Asked if he thinks the U.S. would agree to the restoration of the monarchy in Iraq, al-Hussein avoids a direct answer, saying that, eventually, "the Americans will leave and the Iraqi people will be free to make their choice."
Al-Hussein says he welcomes the current U.S. plan to transfer authority to Iraqis by the end of June. But he says it might be too late now to elect provisional bodies because the security situation in the country is deteriorating.
"Unfortunately, it may well be too late in the short term because the policies of the failed Governing Council and the coalition have led to the deterioration in the security situation in Iraq, and it may not be possible to hold elections in the near term," al-Hussein said.
Al-Hussein says the overall situation for Iraqis has not significantly improved, eight months after their liberation from Hussein's rule. He says the standard of living is worse now than it was under Hussein and that the security situation is poor. In addition, he says, there hasn't been any progress made on the political front.

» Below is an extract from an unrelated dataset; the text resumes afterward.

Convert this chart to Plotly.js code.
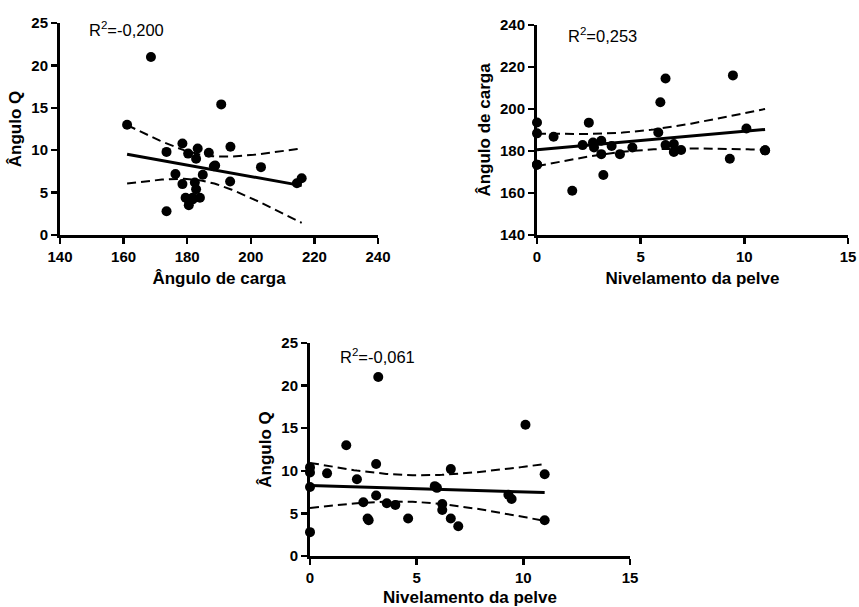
<!DOCTYPE html>
<html>
<head>
<meta charset="utf-8">
<script src="https://cdn.plot.ly/plotly-3.0.1.min.js"></script>
<style>
html,body{margin:0;padding:0;background:#fff;}
#chart{width:859px;height:607px;}
</style>
</head>
<body>
<div id="chart"></div>
<script>
// Subject data (28 subjects)
var nivelamentoPelve = [0, 0, 0, 0, 0.8, 1.7, 2.2, 2.5, 2.7, 2.75, 3.1, 3.1, 3.2, 3.6, 4.0, 4.6, 5.85, 5.95, 6.2, 6.2, 6.6, 6.6, 6.95, 9.3, 9.45, 10.1, 11.0, 11.0];
var anguloCarga      = [193.6, 188.4, 173.5, 173.5, 186.8, 161.1, 182.8, 193.5, 184.0, 181.7, 184.9, 178.5, 168.6, 182.4, 178.5, 181.7, 188.8, 203.2, 214.5, 182.8, 183.3, 179.5, 180.5, 176.3, 216.0, 190.7, 180.3, 180.3];
var anguloQ          = [10.4, 8.1, 9.8, 2.8, 9.7, 13.0, 9.0, 6.3, 4.4, 4.2, 7.1, 10.8, 21.0, 6.2, 6.0, 4.4, 8.2, 8.0, 6.1, 5.4, 10.2, 4.4, 3.5, 7.2, 6.7, 15.4, 9.6, 4.2];

var r2Labels = ["R<sup>2</sup>=-0,200", "R<sup>2</sup>=0,253", "R<sup>2</sup>=-0,061"];
var xTitles = ["Ângulo de carga", "Nivelamento da pelve", "Nivelamento da pelve"];
var yTitles = ["Ângulo Q", "Ângulo de carga", "Ângulo Q"];
var tickValsCarga = [140, 160, 180, 200, 220, 240];
var tickValsQ = [0, 5, 10, 15, 20, 25];
var tickValsPelve = [0, 5, 10, 15];

function tQuant(df){
  var z = 1.959964;
  var g1 = (Math.pow(z,3)+z)/4;
  var g2 = (5*Math.pow(z,5)+16*Math.pow(z,3)+3*z)/96;
  var g3 = (3*Math.pow(z,7)+19*Math.pow(z,5)+17*Math.pow(z,3)-15*z)/384;
  return z + g1/df + g2/(df*df) + g3/(df*df*df);
}

// Linear regression with 95% confidence band of the mean
function regression(x, y){
  var n = x.length, sx=0, sy=0;
  for (var i=0;i<n;i++){sx+=x[i]; sy+=y[i];}
  var xb=sx/n, yb=sy/n, sxx=0, sxy=0;
  for (i=0;i<n;i++){sxx+=(x[i]-xb)*(x[i]-xb); sxy+=(x[i]-xb)*(y[i]-yb);}
  var b=sxy/sxx, a=yb-b*xb, sse=0;
  for (i=0;i<n;i++){var e=y[i]-(a+b*x[i]); sse+=e*e;}
  var s=Math.sqrt(sse/(n-2)), t=tQuant(n-2);
  var xmin=Math.min.apply(null,x), xmax=Math.max.apply(null,x);
  var xs=[], fit=[], lo=[], hi=[];
  var steps=80;
  for (i=0;i<=steps;i++){
    var xv=xmin+(xmax-xmin)*i/steps;
    var yv=a+b*xv;
    var h=t*s*Math.sqrt(1/n+(xv-xb)*(xv-xb)/sxx);
    xs.push(xv); fit.push(yv); lo.push(yv-h); hi.push(yv+h);
  }
  return {xs:xs, fit:fit, lo:lo, hi:hi};
}

var panels = [
  {x: anguloCarga, y: anguloQ, xa:'x', ya:'y'},
  {x: nivelamentoPelve, y: anguloCarga, xa:'x2', ya:'y2'},
  {x: nivelamentoPelve, y: anguloQ, xa:'x3', ya:'y3'}
];

var traces = [];
panels.forEach(function(p){
  var r = regression(p.x, p.y);
  traces.push({x:r.xs, y:r.hi, xaxis:p.xa, yaxis:p.ya, mode:'lines', line:{color:'#000', width:2, dash:'9px,5px'}, hoverinfo:'skip', showlegend:false});
  traces.push({x:r.xs, y:r.lo, xaxis:p.xa, yaxis:p.ya, mode:'lines', line:{color:'#000', width:2, dash:'9px,5px'}, hoverinfo:'skip', showlegend:false});
  traces.push({x:r.xs, y:r.fit, xaxis:p.xa, yaxis:p.ya, mode:'lines', line:{color:'#000', width:3}, hoverinfo:'skip', showlegend:false});
  traces.push({x:p.x, y:p.y, xaxis:p.xa, yaxis:p.ya, mode:'markers', marker:{color:'#000', size:10}, cliponaxis:false, showlegend:false});
});

var W=859, H=607;
function dx(a,b){return [a/W, b/W];}
function dy(top,bot){return [1-bot/H, 1-top/H];}

var FAM = '"Liberation Sans", Arial, sans-serif';
var tickFont = {family:FAM, size:15, color:'#000', weight:'bold'};
var titleFont = {family:FAM, size:17, color:'#000', weight:'bold'};

function axis(dom, range, vals, title, anchor, standoff){
  return {domain:dom, range:range, anchor:anchor,
    tickmode:'array', tickvals:vals, ticktext:vals.map(String),
    showline:true, linecolor:'#000', linewidth:3, ticks:'outside', ticklen:6, tickwidth:2.5, tickcolor:'#000',
    showgrid:false, zeroline:false, tickfont:tickFont, fixedrange:true,
    title:{text:title, font:titleFont, standoff:standoff}};
}

var layout = {
  width:W, height:H, margin:{l:0,r:0,t:0,b:0}, paper_bgcolor:'#fff', plot_bgcolor:'#fff',
  font:{family:FAM, size:15, color:'#000', weight:'bold'},
  showlegend:false,
  xaxis:  axis(dx(60,378),  [140,240], tickValsCarga, xTitles[0], 'y', 9),
  yaxis:  axis(dy(23,235),  [0,25],    tickValsQ,     yTitles[0], 'x', 6),
  xaxis2: axis(dx(537,848), [0,15],    tickValsPelve, xTitles[1], 'y2', 9),
  yaxis2: axis(dy(25,235),  [140,240], tickValsCarga, yTitles[1], 'x2', 6),
  xaxis3: axis(dx(310,630), [0,15],    tickValsPelve, xTitles[2], 'y3', 20),
  yaxis3: axis(dy(343,556), [0,25],    tickValsQ,     yTitles[2], 'x3', 6),
  annotations: [
    {xref:'x', yref:'y', x:148.6, y:24.3, text:r2Labels[0], showarrow:false, xanchor:'left', yanchor:'middle', font:{family:FAM, size:16.5, color:'#000', weight:'normal'}},
    {xref:'x2', yref:'y2', x:1.4, y:235, text:r2Labels[1], showarrow:false, xanchor:'left', yanchor:'middle', font:{family:FAM, size:16.5, color:'#000', weight:'normal'}},
    {xref:'x3', yref:'y3', x:1.3, y:23.5, text:r2Labels[2], showarrow:false, xanchor:'left', yanchor:'middle', font:{family:FAM, size:16.5, color:'#000', weight:'normal'}}
  ]
};

Plotly.newPlot('chart', traces, layout, {staticPlot:true, displayModeBar:false});
</script>
</body>
</html>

He says the coalition should take full responsibility for things getting worse after Hussein's ouster.
Al-Hussein says the increase in the activity of anticoalition insurgents is mainly due to the policies of the coalition. Those policies, he says, have been insensitive to the needs of Iraq's many different communities and have contributed to the marginalization and disenfranchisement of many people.
"The dissolution of government institutions has left millions of people out on the streets and is giving a core basis of support to those who have chosen the military route to fight the occupation," al-Hussein said. "This was entirely unnecessary."